RARE Daily

Dyne Therapeutics Raises $233 Million in IPO to Advance Rare Muscle Disease Pipeline

September 17, 2020

Dyne Therapeutics raised $233 million in an initial public offering of 12.3 million shares of its common stock at $19.00 per share.

The preclinical biotech, which is developing oligonucleotide therapies for serious monogenic neuromuscular diseases, sold two million more shares than planned priced above the offering range of $16 to $18 per share.

Dyne’s shares will begin trading on the Nasdaq Global Select Market under the ticker symbol “DYN.” In addition, Dyne has granted the underwriters a 30-day option to purchase up to 1.8 million additional shares of common stock at the initial public offering price. The offering is expected to close on Monday, September 21, 2020, subject to customary closing conditions.

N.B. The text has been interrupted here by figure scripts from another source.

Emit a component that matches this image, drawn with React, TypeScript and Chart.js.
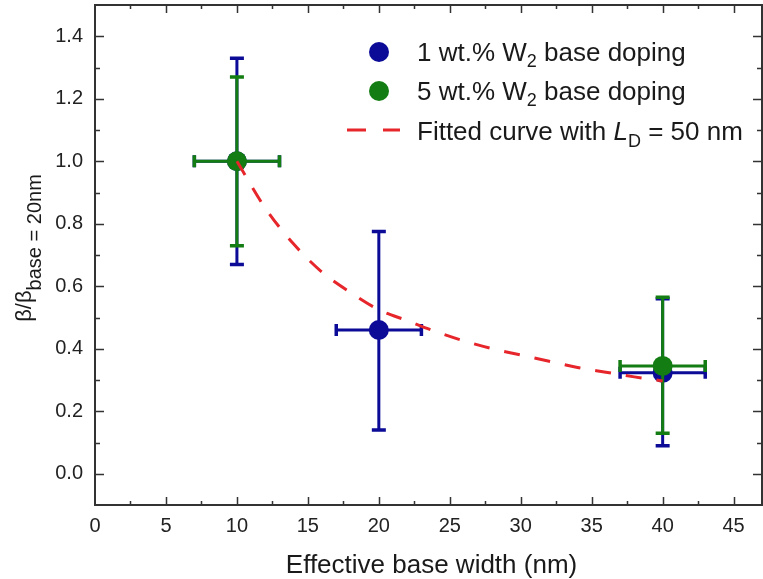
import React, { useEffect, useRef } from "react";
import { Chart, registerables } from "chart.js";

Chart.register(...registerables);

// ---- data ----
const xTicks = [0, 5, 10, 15, 20, 25, 30, 35, 40, 45];
const yTicks = [0, 0.2, 0.4, 0.6, 0.8, 1.0, 1.2, 1.4];

const blueX = [10, 20, 40];
const blueY = [1.0, 0.46, 0.323];
const blueYLow = [0.67, 0.14, 0.09];
const blueYHigh = [1.33, 0.775, 0.56];
const blueXErr = [3, 3, 3];

const greenX = [10, 40];
const greenY = [1.0, 0.345];
const greenYLow = [0.73, 0.13];
const greenYHigh = [1.27, 0.565];
const greenXErr = [3, 3];

const fitX = [10, 12, 14, 16, 18, 20, 22, 24, 26, 28, 30, 32, 34, 36, 38, 40];
const fitY = [1.0, 0.85, 0.735, 0.645, 0.58, 0.525, 0.49, 0.455, 0.425, 0.4, 0.38, 0.36, 0.34, 0.325, 0.31, 0.297];

const legendLabels = ["1 wt.% W", "5 wt.% W", "Fitted curve with "];

const BLUE = "#0b0b98";
const GREEN = "#137d13";
const RED = "#e6262b";
const FONT = "'Liberation Sans', Arial, Helvetica, sans-serif";

type Part = { t: string; s: number; italic?: boolean; dy?: number };

function drawRich(ctx: CanvasRenderingContext2D, parts: Part[], x: number, y: number) {
  let cx = x;
  for (const p of parts) {
    ctx.font = `${p.italic ? "italic " : ""}${p.s}px ${FONT}`;
    ctx.fillText(p.t, cx, y + (p.dy || 0));
    cx += ctx.measureText(p.t).width;
  }
}
function richWidth(ctx: CanvasRenderingContext2D, parts: Part[]) {
  let w = 0;
  for (const p of parts) {
    ctx.font = `${p.italic ? "italic " : ""}${p.s}px ${FONT}`;
    w += ctx.measureText(p.t).width;
  }
  return w;
}

const errorBarPlugin = {
  id: "errorBars",
  beforeDatasetDraw(chart: any, args: any) {
    const ds = chart.data.datasets[args.index] as any;
    if (!ds.errYLow) return;
    const ctx = chart.ctx as CanvasRenderingContext2D;
    const xs = chart.scales.x;
    const ys = chart.scales.y;
    ctx.save();
    ctx.strokeStyle = ds.backgroundColor;
    ctx.lineCap = "butt";
    ds.data.forEach((pt: any, i: number) => {
      const px = xs.getPixelForValue(pt.x);
      const py = ys.getPixelForValue(pt.y);
      const yl = ys.getPixelForValue(ds.errYLow[i]);
      const yh = ys.getPixelForValue(ds.errYHigh[i]);
      const xl = xs.getPixelForValue(pt.x - ds.errX[i]);
      const xh = xs.getPixelForValue(pt.x + ds.errX[i]);
      ctx.lineWidth = 3;
      ctx.beginPath();
      ctx.moveTo(px, yl);
      ctx.lineTo(px, yh);
      ctx.moveTo(xl, py);
      ctx.lineTo(xh, py);
      ctx.stroke();
      ctx.lineWidth = 3.5;
      ctx.beginPath();
      ctx.moveTo(px - 7, yl);
      ctx.lineTo(px + 7, yl);
      ctx.moveTo(px - 7, yh);
      ctx.lineTo(px + 7, yh);
      ctx.moveTo(xl, py - 6);
      ctx.lineTo(xl, py + 6);
      ctx.moveTo(xh, py - 6);
      ctx.lineTo(xh, py + 6);
      ctx.stroke();
    });
    ctx.restore();
  },
};

const framePlugin = {
  id: "frame",
  afterDatasetsDraw(chart: any) {
    const ctx = chart.ctx as CanvasRenderingContext2D;
    const { left, right, top, bottom } = chart.chartArea;
    const xs = chart.scales.x;
    const ys = chart.scales.y;
    ctx.save();
    ctx.strokeStyle = "#333";
    ctx.lineWidth = 2;
    ctx.strokeRect(left, top, right - left, bottom - top);
    ctx.lineWidth = 1.5;
    ctx.beginPath();
    for (let v = xs.min; v <= xs.max + 1e-9; v += 2.5) {
      const major = Math.abs(v / 5 - Math.round(v / 5)) < 1e-6;
      const len = major ? 8 : 4;
      const px = Math.round(xs.getPixelForValue(v)) + 0.5;
      if (px <= left + 1 || px >= right - 1) continue;
      ctx.moveTo(px, bottom);
      ctx.lineTo(px, bottom - len);
      ctx.moveTo(px, top);
      ctx.lineTo(px, top + len);
    }
    for (let k = -1; k <= 15; k++) {
      const v = k / 10;
      const major = k >= 0 && k % 2 === 0;
      const len = major ? 9 : 5;
      const py = Math.round(ys.getPixelForValue(v)) + 0.5;
      if (py <= top + 1 || py >= bottom - 1) continue;
      ctx.moveTo(left, py);
      ctx.lineTo(left + len, py);
      ctx.moveTo(right, py);
      ctx.lineTo(right - len, py);
    }
    ctx.stroke();
    ctx.restore();
  },
  afterDraw(chart: any) {
    const ctx = chart.ctx as CanvasRenderingContext2D;
    const { left, right, top, bottom } = chart.chartArea;
    ctx.save();
    ctx.fillStyle = "#1a1a1a";
    ctx.textBaseline = "alphabetic";
    ctx.textAlign = "left";

    // x-axis title
    ctx.font = `26px ${FONT}`;
    const xt = "Effective base width (nm)";
    const xw = ctx.measureText(xt).width;
    ctx.fillText(xt, (left + right) / 2 - xw / 2 + 3, 573);

    // y-axis title (rotated)
    const yParts: Part[] = [
      { t: "\u03b2/\u03b2", s: 22 },
      { t: "base = 20nm", s: 20, dy: 10 },
    ];
    const yw = richWidth(ctx, yParts);
    const cy = (top + bottom) / 2 - 7;
    ctx.translate(0, cy + yw / 2);
    ctx.rotate(-Math.PI / 2);
    drawRich(ctx, yParts, 0, 31);
    ctx.setTransform(1, 0, 0, 1, 0, 0);

    // legend
    const lx = left + 284;
    const tx = left + 322;
    const rows = [top + 47, top + 86, top + 125];
    ctx.fillStyle = BLUE;
    ctx.beginPath();
    ctx.arc(lx, rows[0], 10, 0, Math.PI * 2);
    ctx.fill();
    ctx.fillStyle = GREEN;
    ctx.beginPath();
    ctx.arc(lx, rows[1], 10, 0, Math.PI * 2);
    ctx.fill();
    ctx.strokeStyle = RED;
    ctx.lineWidth = 3;
    ctx.beginPath();
    ctx.moveTo(lx - 32, rows[2]);
    ctx.lineTo(lx - 13, rows[2]);
    ctx.moveTo(lx + 4, rows[2]);
    ctx.lineTo(lx + 21, rows[2]);
    ctx.stroke();

    ctx.fillStyle = "#1a1a1a";
    drawRich(ctx, [{ t: legendLabels[0], s: 26 }, { t: "2", s: 18, dy: 6 }, { t: " base doping", s: 26 }], tx, rows[0] + 9);
    drawRich(ctx, [{ t: legendLabels[1], s: 26 }, { t: "2", s: 18, dy: 6 }, { t: " base doping", s: 26 }], tx, rows[1] + 9);
    drawRich(
      ctx,
      [
        { t: legendLabels[2], s: 26 },
        { t: "L", s: 26, italic: true },
        { t: "D", s: 18, dy: 7 },
        { t: " = 50 nm", s: 26 },
      ],
      tx,
      rows[2] + 10
    );
    ctx.restore();
  },
};

function zeroPad(s: any) {
  s.paddingTop = 0;
  s.paddingBottom = 0;
  s.paddingLeft = 0;
  s.paddingRight = 0;
}

export default function App() {
  const ref = useRef<HTMLCanvasElement>(null);
  useEffect(() => {
    document.body.style.margin = "0";
    const canvas = ref.current;
    if (!canvas) return;
    Chart.defaults.font.family = FONT;
    const chart = new Chart(canvas, {
      type: "scatter",
      data: {
        datasets: [
          {
            label: "Fitted curve",
            data: fitX.map((x, i) => ({ x, y: fitY[i] })),
            showLine: true,
            borderColor: RED,
            backgroundColor: RED,
            borderWidth: 3,
            borderDash: [16, 15],
            pointRadius: 0,
            cubicInterpolationMode: "monotone",
            order: 0,
          } as any,
          {
            label: "5 wt.% W2 base doping",
            data: greenX.map((x, i) => ({ x, y: greenY[i] })),
            backgroundColor: GREEN,
            borderColor: GREEN,
            pointRadius: 10,
            borderWidth: 0,
            errX: greenXErr,
            errYLow: greenYLow,
            errYHigh: greenYHigh,
            order: 1,
          } as any,
          {
            label: "1 wt.% W2 base doping",
            data: blueX.map((x, i) => ({ x, y: blueY[i] })),
            backgroundColor: BLUE,
            borderColor: BLUE,
            pointRadius: 10,
            borderWidth: 0,
            errX: blueXErr,
            errYLow: blueYLow,
            errYHigh: blueYHigh,
            order: 2,
          } as any,
        ],
      },
      options: {
        responsive: false,
        animation: false,
        devicePixelRatio: 1,
        layout: { autoPadding: false, padding: { top: 5, right: 1, left: 0, bottom: 0 } },
        plugins: {
          legend: { display: false },
          title: { display: false },
          tooltip: { enabled: false },
        },
        scales: {
          x: {
            type: "linear",
            min: 0,
            max: 47,
            afterBuildTicks: (a: any) => {
              a.ticks = xTicks.map((v) => ({ value: v }));
            },
            afterFit: (s: any) => {
              s.height = 74;
              zeroPad(s);
            },
            grid: { display: false, drawTicks: false },
            border: { display: false },
            ticks: {
              font: { size: 20 },
              color: "#222",
              padding: 9,
              maxRotation: 0,
              autoSkip: false,
              callback: (v: any) => String(v),
            },
          },
          y: {
            type: "linear",
            min: -0.1,
            max: 1.5,
            afterBuildTicks: (a: any) => {
              a.ticks = yTicks.map((v) => ({ value: v }));
            },
            afterFit: (s: any) => {
              s.width = 95;
              zeroPad(s);
            },
            grid: { display: false, drawTicks: false },
            border: { display: false },
            ticks: {
              font: { size: 20 },
              color: "#222",
              padding: 12,
              autoSkip: false,
              callback: (v: any) => Number(v).toFixed(1),
            },
          },
        },
      },
      plugins: [errorBarPlugin, framePlugin],
    });
    return () => chart.destroy();
  }, []);
  return (
    <div style={{ width: 763, height: 579 }}>
      <canvas ref={ref} width={763} height={579} style={{ display: "block" }} />
    </div>
  );
}
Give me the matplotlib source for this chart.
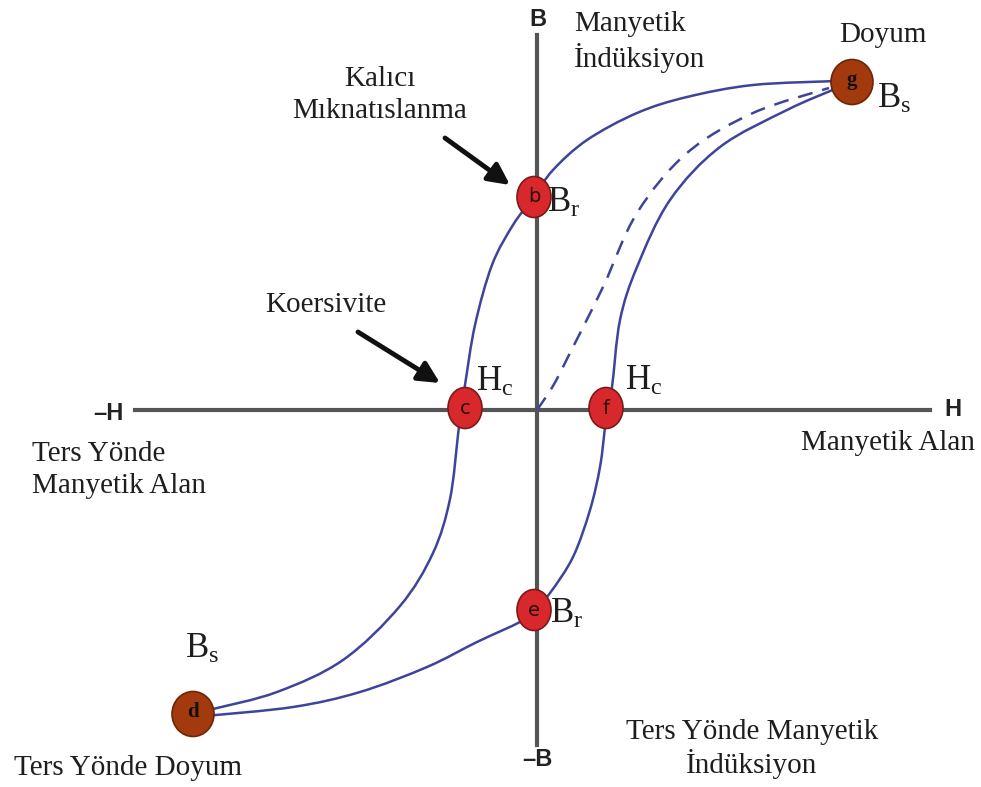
import numpy as np
import matplotlib
matplotlib.use("Agg")
import matplotlib.pyplot as plt
from matplotlib.path import Path
from matplotlib.patches import PathPatch, Ellipse

plt.rcParams['mathtext.fontset'] = 'custom'
plt.rcParams['mathtext.rm'] = 'Liberation Serif'
plt.rcParams['mathtext.it'] = 'Liberation Serif'

# key points of the loop (H, B)
pt_names = ['g', 'b', 'c', 'f', 'e', 'd']
pt_h = [315, -3, -72, 69, -3, -344]
pt_b = [328, 213, 2, 2, -200, -304]
pt_kind = ['sat', 'mid', 'mid', 'mid', 'mid', 'sat']

# descending branch g -> b -> c -> d
upper_h = [300, 216, 150, 100, 50, 16, -4, -24, -45, -62, -72, -76, -79, -87,
           -104, -137, -194, -260, -324, -340]
upper_b = [329, 325, 313, 297, 270, 240, 212, 185, 145, 85, 25, 0, -25, -89,
           -143, -196, -250, -282, -299, -303]

# ascending branch d -> e -> f -> g
lower_h = [-332, -244, -177, -110, -60, -17, -4, 13, 36, 53, 63, 68, 70, 75,
           83, 100, 133, 183, 250, 298]
lower_b = [-306, -297, -282, -257, -232, -212, -202, -183, -147, -100, -57, -17,
           3, 23, 90, 143, 210, 263, 300, 321]

# initial magnetisation curve (dashed)
init_h = [0, 16, 33, 66, 100, 150, 216, 292]
init_b = [0, 24, 57, 123, 197, 257, 297, 322]

curve_col = '#3d4499'
serif = ['Liberation Serif', 'DejaVu Serif']
bold_sans = ['Liberation Sans Narrow', 'Liberation Sans', 'DejaVu Sans']


def smooth(xs, ys):
    p = np.column_stack([xs, ys]).astype(float)
    n = len(p)
    verts = [p[0]]
    codes = [Path.MOVETO]
    for i in range(n - 1):
        p0 = p[max(i - 1, 0)]
        p1 = p[i]
        p2 = p[i + 1]
        p3 = p[min(i + 2, n - 1)]
        verts += [p1 + (p2 - p0) / 6, p2 - (p3 - p1) / 6, p2]
        codes += [Path.CURVE4] * 3
    return Path(verts, codes)


fig = plt.figure(figsize=(9.81, 7.87), dpi=100)
ax = fig.add_axes([0, 0, 1, 1])
ax.set_xlim(-537, 444)
ax.set_ylim(-377, 410)
ax.axis('off')

# axes lines
ax.plot([-402, 393], [0, 0], color='#555555', lw=3, zorder=1)
ax.plot([0, 0], [-335, 375], color='#555555', lw=3, zorder=1)

for xs, ys, ls in [(upper_h, upper_b, '-'), (lower_h, lower_b, '-'),
                   (init_h, init_b, (0, (6, 4)))]:
    ax.add_patch(PathPatch(smooth(xs, ys), fill=False, edgecolor=curve_col,
                           lw=1.8, linestyle=ls, zorder=2))

# points
for name, h, b, kind in zip(pt_names, pt_h, pt_b, pt_kind):
    if kind == 'sat':
        ax.add_patch(Ellipse((h, b), 42, 45, facecolor='#a33a0e',
                             edgecolor='#6e2406', lw=1.2, zorder=3))
        ax.text(h, b + 2, name, ha='center', va='center', fontsize=15,
                fontweight='bold', family=serif, color='#111111', zorder=4)
    else:
        ax.add_patch(Ellipse((h, b), 34, 41, facecolor='#d8282c',
                             edgecolor='#7a1a1a', lw=1.2, zorder=3))
        ax.text(h, b, name, ha='center', va='center', fontsize=14,
                family=['DejaVu Sans'], color='#2a1010', zorder=4)

# arrows
arrow = dict(arrowstyle='-|>', lw=3.5, color='#111111', mutation_scale=32,
             shrinkA=0, shrinkB=0)
ax.annotate('', xy=(-27, 225), xytext=(-92, 272), arrowprops=arrow)
ax.annotate('', xy=(-97, 27), xytext=(-179, 78), arrowprops=arrow)

# axis labels
ax.text(1, 391, 'B', ha='center', va='center', fontsize=17, fontweight='bold',
        family=bold_sans, color='#222222')
ax.text(0, -350, '–B', ha='center', va='center', fontsize=17, fontweight='bold',
        family=bold_sans, color='#222222')
ax.text(-429, -3, '–H', ha='center', va='center', fontsize=17, fontweight='bold',
        family=bold_sans, color='#222222')
ax.text(416, 0, 'H', ha='center', va='center', fontsize=17, fontweight='bold',
        family=bold_sans, color='#222222')

tc = '#1e1e1e'
fs = 21
ls_ = 1.28
ax.text(37, 368, 'Manyetik\nİndüksiyon', ha='left', va='center', fontsize=fs,
        family=serif, color=tc, linespacing=ls_)
ax.text(-157, 315, 'Kalıcı\nMıknatıslanma', ha='center', va='center',
        fontsize=fs, family=serif, color=tc, linespacing=ls_)
ax.text(346, 375, 'Doyum', ha='center', va='center', fontsize=fs,
        family=serif, color=tc)
ax.text(-211, 105, 'Koersivite', ha='center', va='center', fontsize=fs,
        family=serif, color=tc)
ax.text(351, -33, 'Manyetik Alan', ha='center', va='center', fontsize=fs,
        family=serif, color=tc)
ax.text(-505, -60, 'Ters Yönde\nManyetik Alan', ha='left', va='center',
        fontsize=fs, family=serif, color=tc, linespacing=ls_)
ax.text(-409, -358, 'Ters Yönde Doyum', ha='center', va='center',
        fontsize=fs, family=serif, color=tc)
ax.text(215, -339, 'Ters Yönde Manyetik\nİndüksiyon', ha='center',
        va='center', fontsize=fs, family=serif, color=tc, linespacing=1.15)

# symbol labels
sym = 25
ax.text(340, 312, r'$\mathrm{B_s}$', ha='left', va='center', fontsize=sym, color=tc)
ax.text(10, 208, r'$\mathrm{B_r}$', ha='left', va='center', fontsize=sym, color=tc)
ax.text(-61, 29, r'$\mathrm{H_c}$', ha='left', va='center', fontsize=sym, color=tc)
ax.text(88, 30, r'$\mathrm{H_c}$', ha='left', va='center', fontsize=sym, color=tc)
ax.text(-352, -238, r'$\mathrm{B_s}$', ha='left', va='center', fontsize=sym, color=tc)
ax.text(13, -203, r'$\mathrm{B_r}$', ha='left', va='center', fontsize=sym, color=tc)

fig.savefig('out.png', dpi=100, facecolor='white')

Forty-five therapeutics drug developers have completed IPOs since the beginning of the year, raising a combined $8.6 billion. Of these, 18 companies, more than one-third, are focused on developing treatments for rare diseases. These 18 companies have raised a combined $3.5 billion, 40 percent of the money raised by drug developers in IPOs in 2020.

Dyne is developing a broad portfolio of therapeutics for muscle diseases, including programs in the rare genetic wasting diseases myotonic dystrophy type 1 (DM1), Duchenne muscular dystrophy (DMD) and facioscapulohumeral muscular dystrophy (FSHD).

Dyne’s platform specifically targets muscle, minimizing systemic exposure. The company has completed preclinical studies indicating that this approach can deliver oligonucleotides that degrade disease-causing RNA, potentially restoring muscle health.

The company’s lead program targets DM1, a rare, inherited disorder that causes progressive muscle weakness and other life-limiting complications. DM1 is a monogenic autosomal dominant disease caused by an abnormal expansion in a region of the DMPK gene. There are currently no disease-modifying treatments for DM1, which affects an estimated 40,000 people in the United States.

Dyne’s preclinical therapy consists of a proprietary antibody conjugated with a linker to an antisense oligonucleotide that is designed to reduce the levels of mutant DMPK RNA in the nucleus, releasing splicing proteins, allowing normal mRNA processing and translation of normal proteins, and potentially reversing disease. In preclinical studies the company has observed correction of splicing changes in DM1 patient cells, reversal of myotonia after a single dose in a DM1 model and enhanced muscle distribution as evidenced by reduced levels of cytoplasmic wild type DMPK RNA.